Santorum accused President Barack Obama of "intellectual snobbery" for promoting the idea that everyone should go to college.

"Not every person wants or needs to go to college or should have to go to college," Santorum said. "Hard work, gaining skills and training, whether it's at a trade school or whatever it is, is good work and important work in this country and yet the president just believes that well, you got to go to college."

[See pictures of the 2012 GOP candidates.]

Santorum said "government policies" make manufacturing in America uncompetitive.

"That's why I put forward a plan that addresses those issues, that directly goes after this cost competitive disadvantage," he said. His plan includes proposals to eliminate the corporate tax rate for manufacturers and cut the current 35 percent corporate tax rate in half for all other businesses.

Santorum's remarks did not touch on any social issues, marking a change in tone from Iowa and his initial New Hampshire appearances. Though Santorum is perhaps best known for his social conservativism, his outspoken position against gay marriage and being pro-life, he's obviously making an effort to woo the libertarian brand of GOP voters in New Hampshire.

One audience member did ask Santorum what role his Catholicism would play in his decision-making process for going to war if he was elected president.

"The pope isn't running the United States of America," he said. "We have national security responsibilities that he doesn't. My responsibility is to use my judgment and apply the principles that a country should.

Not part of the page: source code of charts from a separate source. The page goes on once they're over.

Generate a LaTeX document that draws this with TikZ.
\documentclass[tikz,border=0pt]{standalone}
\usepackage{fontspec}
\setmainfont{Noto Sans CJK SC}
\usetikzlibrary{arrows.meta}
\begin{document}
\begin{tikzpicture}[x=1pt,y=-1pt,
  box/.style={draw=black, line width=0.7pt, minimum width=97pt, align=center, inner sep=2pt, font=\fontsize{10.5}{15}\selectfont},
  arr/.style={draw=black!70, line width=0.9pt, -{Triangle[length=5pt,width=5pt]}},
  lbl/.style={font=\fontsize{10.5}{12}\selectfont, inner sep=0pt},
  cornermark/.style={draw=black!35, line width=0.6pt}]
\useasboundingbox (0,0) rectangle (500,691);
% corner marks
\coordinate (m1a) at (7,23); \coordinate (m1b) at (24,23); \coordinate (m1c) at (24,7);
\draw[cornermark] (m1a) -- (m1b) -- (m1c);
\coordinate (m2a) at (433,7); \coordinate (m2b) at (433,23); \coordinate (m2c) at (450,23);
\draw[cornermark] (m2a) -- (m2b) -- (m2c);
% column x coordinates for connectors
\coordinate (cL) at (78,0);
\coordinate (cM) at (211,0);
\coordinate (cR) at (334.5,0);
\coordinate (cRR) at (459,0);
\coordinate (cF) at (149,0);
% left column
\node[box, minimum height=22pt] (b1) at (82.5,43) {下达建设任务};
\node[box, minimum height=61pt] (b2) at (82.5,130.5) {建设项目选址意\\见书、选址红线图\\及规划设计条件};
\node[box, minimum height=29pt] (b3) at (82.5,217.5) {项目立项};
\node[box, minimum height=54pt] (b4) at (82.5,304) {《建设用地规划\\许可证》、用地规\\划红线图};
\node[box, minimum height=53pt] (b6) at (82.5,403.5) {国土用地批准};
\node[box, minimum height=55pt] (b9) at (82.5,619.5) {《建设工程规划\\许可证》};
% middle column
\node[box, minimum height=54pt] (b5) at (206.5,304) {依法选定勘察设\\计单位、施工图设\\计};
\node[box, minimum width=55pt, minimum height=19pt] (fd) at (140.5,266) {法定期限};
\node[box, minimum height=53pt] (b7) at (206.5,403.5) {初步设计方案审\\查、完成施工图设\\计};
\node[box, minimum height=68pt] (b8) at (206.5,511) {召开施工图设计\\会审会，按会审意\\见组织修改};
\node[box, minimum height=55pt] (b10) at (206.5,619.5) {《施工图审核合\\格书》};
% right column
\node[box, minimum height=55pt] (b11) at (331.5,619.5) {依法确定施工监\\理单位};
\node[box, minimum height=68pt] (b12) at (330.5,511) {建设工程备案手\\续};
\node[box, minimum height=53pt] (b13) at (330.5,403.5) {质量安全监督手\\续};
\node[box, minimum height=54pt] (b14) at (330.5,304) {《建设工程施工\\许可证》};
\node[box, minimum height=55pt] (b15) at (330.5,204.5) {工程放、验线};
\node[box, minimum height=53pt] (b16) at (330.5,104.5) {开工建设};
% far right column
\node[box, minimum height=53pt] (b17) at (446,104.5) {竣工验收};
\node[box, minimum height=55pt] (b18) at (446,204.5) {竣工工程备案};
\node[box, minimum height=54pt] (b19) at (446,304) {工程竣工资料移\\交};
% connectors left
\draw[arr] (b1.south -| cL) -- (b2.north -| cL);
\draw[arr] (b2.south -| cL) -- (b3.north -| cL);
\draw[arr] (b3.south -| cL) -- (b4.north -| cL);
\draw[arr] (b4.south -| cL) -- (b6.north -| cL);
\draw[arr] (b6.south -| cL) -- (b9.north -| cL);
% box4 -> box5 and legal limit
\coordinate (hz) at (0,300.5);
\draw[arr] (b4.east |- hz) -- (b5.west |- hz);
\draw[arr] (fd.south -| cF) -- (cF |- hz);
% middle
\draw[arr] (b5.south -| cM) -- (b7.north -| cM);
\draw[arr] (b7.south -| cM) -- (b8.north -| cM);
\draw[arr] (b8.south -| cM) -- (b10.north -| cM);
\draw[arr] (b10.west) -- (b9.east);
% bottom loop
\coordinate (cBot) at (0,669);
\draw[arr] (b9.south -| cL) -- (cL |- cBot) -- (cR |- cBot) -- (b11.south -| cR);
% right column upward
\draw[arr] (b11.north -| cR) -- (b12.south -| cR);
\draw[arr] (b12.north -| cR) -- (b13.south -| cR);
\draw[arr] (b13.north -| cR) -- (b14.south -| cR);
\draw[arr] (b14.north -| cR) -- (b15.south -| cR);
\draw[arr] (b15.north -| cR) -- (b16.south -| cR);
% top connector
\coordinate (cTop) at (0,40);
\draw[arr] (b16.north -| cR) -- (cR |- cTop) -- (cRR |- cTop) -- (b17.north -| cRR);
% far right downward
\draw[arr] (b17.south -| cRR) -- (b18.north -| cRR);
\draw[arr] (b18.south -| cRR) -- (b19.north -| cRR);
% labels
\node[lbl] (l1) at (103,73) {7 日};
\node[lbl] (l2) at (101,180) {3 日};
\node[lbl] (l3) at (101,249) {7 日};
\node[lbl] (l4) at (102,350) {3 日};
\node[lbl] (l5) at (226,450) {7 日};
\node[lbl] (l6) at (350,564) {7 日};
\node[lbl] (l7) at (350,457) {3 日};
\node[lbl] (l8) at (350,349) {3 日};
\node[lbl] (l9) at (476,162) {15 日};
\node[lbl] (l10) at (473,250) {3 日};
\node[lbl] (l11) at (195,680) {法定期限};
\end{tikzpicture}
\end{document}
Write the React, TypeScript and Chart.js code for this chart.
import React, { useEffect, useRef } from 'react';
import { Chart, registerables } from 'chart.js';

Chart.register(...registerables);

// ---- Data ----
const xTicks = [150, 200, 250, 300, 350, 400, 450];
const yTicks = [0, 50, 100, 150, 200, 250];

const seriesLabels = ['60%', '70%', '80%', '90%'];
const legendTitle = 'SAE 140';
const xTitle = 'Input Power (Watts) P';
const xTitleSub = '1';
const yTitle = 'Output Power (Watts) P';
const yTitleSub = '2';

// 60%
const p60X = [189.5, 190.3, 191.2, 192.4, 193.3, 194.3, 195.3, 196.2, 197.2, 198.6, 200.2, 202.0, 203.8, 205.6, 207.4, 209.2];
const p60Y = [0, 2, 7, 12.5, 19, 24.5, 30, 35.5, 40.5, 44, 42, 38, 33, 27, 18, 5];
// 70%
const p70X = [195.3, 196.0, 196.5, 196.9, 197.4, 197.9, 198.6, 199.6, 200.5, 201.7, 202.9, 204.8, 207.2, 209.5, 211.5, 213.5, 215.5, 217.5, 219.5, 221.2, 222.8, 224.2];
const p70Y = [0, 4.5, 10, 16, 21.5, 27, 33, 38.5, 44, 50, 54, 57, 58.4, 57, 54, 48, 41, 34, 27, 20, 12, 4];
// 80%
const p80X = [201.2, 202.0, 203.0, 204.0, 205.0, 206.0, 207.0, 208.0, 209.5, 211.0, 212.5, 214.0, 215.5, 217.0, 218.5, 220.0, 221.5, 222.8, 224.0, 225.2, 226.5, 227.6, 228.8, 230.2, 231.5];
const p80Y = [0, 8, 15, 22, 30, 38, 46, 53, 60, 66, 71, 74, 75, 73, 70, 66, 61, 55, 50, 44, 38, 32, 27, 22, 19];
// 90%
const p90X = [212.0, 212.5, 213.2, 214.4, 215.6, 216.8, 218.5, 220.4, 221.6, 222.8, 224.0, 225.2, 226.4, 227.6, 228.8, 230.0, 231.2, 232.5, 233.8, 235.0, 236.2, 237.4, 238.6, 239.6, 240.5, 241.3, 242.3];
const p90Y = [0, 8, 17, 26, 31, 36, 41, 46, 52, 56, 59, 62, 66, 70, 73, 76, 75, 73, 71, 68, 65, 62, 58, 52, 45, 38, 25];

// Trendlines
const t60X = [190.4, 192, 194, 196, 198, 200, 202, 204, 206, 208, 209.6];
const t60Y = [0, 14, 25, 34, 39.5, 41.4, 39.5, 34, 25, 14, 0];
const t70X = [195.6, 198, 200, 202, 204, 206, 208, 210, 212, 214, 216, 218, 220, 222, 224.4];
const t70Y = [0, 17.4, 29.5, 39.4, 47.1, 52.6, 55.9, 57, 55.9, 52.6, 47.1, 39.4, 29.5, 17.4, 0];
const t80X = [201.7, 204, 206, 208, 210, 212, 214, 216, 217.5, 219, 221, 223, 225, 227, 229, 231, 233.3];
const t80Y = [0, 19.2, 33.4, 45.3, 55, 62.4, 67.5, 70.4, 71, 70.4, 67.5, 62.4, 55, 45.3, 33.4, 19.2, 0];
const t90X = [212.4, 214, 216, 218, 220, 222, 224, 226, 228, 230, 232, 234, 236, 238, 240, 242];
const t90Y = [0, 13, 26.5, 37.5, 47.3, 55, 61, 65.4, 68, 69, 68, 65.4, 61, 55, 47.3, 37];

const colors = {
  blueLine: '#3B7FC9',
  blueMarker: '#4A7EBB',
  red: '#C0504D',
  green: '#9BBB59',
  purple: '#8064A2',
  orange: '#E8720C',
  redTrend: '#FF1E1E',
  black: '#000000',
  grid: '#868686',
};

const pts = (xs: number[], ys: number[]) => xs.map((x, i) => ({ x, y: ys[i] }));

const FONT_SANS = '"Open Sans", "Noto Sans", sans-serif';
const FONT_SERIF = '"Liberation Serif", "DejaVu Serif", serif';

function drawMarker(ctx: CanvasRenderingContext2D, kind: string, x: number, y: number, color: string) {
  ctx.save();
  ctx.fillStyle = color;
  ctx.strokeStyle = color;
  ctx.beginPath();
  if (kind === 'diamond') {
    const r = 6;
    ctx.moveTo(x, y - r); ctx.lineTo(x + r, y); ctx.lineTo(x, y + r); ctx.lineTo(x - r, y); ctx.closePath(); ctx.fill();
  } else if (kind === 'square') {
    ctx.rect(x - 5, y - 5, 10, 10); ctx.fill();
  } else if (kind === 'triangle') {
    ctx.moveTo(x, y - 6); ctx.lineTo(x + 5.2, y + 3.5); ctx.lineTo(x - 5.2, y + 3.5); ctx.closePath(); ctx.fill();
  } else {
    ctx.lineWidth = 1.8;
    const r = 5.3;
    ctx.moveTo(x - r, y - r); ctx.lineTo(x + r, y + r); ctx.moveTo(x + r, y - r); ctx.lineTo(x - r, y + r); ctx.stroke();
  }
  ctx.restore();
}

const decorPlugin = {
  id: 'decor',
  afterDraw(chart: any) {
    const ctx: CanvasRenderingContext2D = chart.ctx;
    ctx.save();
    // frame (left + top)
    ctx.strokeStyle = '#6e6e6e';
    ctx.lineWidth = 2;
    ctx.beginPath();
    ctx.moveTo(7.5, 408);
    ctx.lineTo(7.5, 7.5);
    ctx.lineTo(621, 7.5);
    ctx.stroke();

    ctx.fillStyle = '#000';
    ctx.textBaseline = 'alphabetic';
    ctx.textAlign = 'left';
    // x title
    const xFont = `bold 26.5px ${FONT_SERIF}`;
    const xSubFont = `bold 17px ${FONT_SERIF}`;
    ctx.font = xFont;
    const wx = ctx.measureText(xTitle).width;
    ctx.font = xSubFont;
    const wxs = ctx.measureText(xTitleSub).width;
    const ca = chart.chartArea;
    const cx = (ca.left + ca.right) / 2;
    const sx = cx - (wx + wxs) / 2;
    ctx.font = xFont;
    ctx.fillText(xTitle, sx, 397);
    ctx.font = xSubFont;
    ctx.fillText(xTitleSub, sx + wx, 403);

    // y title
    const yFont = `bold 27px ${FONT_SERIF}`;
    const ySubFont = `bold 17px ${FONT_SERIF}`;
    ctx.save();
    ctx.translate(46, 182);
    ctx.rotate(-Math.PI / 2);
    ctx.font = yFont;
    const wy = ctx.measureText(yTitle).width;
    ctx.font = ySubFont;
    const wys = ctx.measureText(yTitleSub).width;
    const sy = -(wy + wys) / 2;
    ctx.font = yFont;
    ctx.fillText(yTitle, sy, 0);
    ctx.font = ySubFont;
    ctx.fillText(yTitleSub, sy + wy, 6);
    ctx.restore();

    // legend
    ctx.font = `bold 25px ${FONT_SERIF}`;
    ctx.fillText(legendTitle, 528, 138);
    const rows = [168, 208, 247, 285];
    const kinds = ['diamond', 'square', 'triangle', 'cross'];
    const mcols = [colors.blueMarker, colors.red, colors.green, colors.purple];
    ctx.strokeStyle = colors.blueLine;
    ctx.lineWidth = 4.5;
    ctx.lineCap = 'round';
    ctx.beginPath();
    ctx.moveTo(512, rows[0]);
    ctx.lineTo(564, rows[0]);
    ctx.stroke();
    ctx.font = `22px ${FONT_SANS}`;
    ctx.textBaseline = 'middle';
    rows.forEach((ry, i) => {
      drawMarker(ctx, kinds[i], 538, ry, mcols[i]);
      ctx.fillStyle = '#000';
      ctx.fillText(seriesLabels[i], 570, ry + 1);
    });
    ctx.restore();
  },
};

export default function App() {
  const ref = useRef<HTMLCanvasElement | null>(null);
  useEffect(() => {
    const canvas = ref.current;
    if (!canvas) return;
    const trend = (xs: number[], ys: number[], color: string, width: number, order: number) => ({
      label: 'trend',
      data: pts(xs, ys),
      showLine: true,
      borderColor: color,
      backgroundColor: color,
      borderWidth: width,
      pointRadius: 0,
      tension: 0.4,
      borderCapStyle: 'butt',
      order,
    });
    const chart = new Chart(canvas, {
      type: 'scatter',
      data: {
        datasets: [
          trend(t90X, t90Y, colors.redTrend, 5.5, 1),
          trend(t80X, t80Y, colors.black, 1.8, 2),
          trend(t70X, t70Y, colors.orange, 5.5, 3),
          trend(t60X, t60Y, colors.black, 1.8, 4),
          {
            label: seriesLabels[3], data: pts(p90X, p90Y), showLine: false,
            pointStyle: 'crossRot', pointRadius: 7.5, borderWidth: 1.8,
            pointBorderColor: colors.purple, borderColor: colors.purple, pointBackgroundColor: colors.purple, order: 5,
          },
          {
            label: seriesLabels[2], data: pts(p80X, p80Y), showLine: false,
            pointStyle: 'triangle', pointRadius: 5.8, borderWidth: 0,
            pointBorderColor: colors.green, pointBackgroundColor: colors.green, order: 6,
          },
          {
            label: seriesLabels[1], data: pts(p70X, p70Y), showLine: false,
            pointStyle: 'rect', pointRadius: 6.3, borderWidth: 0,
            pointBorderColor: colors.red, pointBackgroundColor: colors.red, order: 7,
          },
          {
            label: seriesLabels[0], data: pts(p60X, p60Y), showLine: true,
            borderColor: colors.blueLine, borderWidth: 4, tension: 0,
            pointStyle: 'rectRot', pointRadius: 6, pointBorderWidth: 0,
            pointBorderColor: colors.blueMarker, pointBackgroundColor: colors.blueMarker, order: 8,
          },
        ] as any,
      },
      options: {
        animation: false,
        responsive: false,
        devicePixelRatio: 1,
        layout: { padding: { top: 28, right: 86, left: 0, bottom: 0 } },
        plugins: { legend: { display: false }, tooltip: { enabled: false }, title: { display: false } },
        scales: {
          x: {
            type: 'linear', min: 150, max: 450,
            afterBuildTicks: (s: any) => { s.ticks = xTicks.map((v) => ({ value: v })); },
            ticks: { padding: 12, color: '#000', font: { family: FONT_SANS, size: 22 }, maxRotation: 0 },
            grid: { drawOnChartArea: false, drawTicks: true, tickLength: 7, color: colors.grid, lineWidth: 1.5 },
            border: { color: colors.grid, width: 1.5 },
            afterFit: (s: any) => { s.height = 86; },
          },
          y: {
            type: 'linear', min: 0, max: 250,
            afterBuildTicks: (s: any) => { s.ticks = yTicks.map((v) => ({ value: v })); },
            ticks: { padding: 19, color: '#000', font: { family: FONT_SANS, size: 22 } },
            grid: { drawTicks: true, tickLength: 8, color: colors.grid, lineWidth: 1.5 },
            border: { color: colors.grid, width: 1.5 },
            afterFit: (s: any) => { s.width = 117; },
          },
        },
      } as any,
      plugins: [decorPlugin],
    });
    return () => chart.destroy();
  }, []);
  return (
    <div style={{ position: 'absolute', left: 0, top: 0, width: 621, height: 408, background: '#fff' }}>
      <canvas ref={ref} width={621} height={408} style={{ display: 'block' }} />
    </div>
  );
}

Though the audience was small, Santorum seemed to be making headway. Several people leaving the event remarked they were struck by his grasp of a variety of issues and overall intellect.

"He's really smart," said one man to his wife. "He doesn't even need a teleprompter. That was all off the cuff."

Santorum is hoping to capitalize on the momentum he gained after coming just eight votes shy of topping former Massachusetts Gov. Mitt Romney in Iowa last week. He's polling near the bottom of the field in New Hampshire.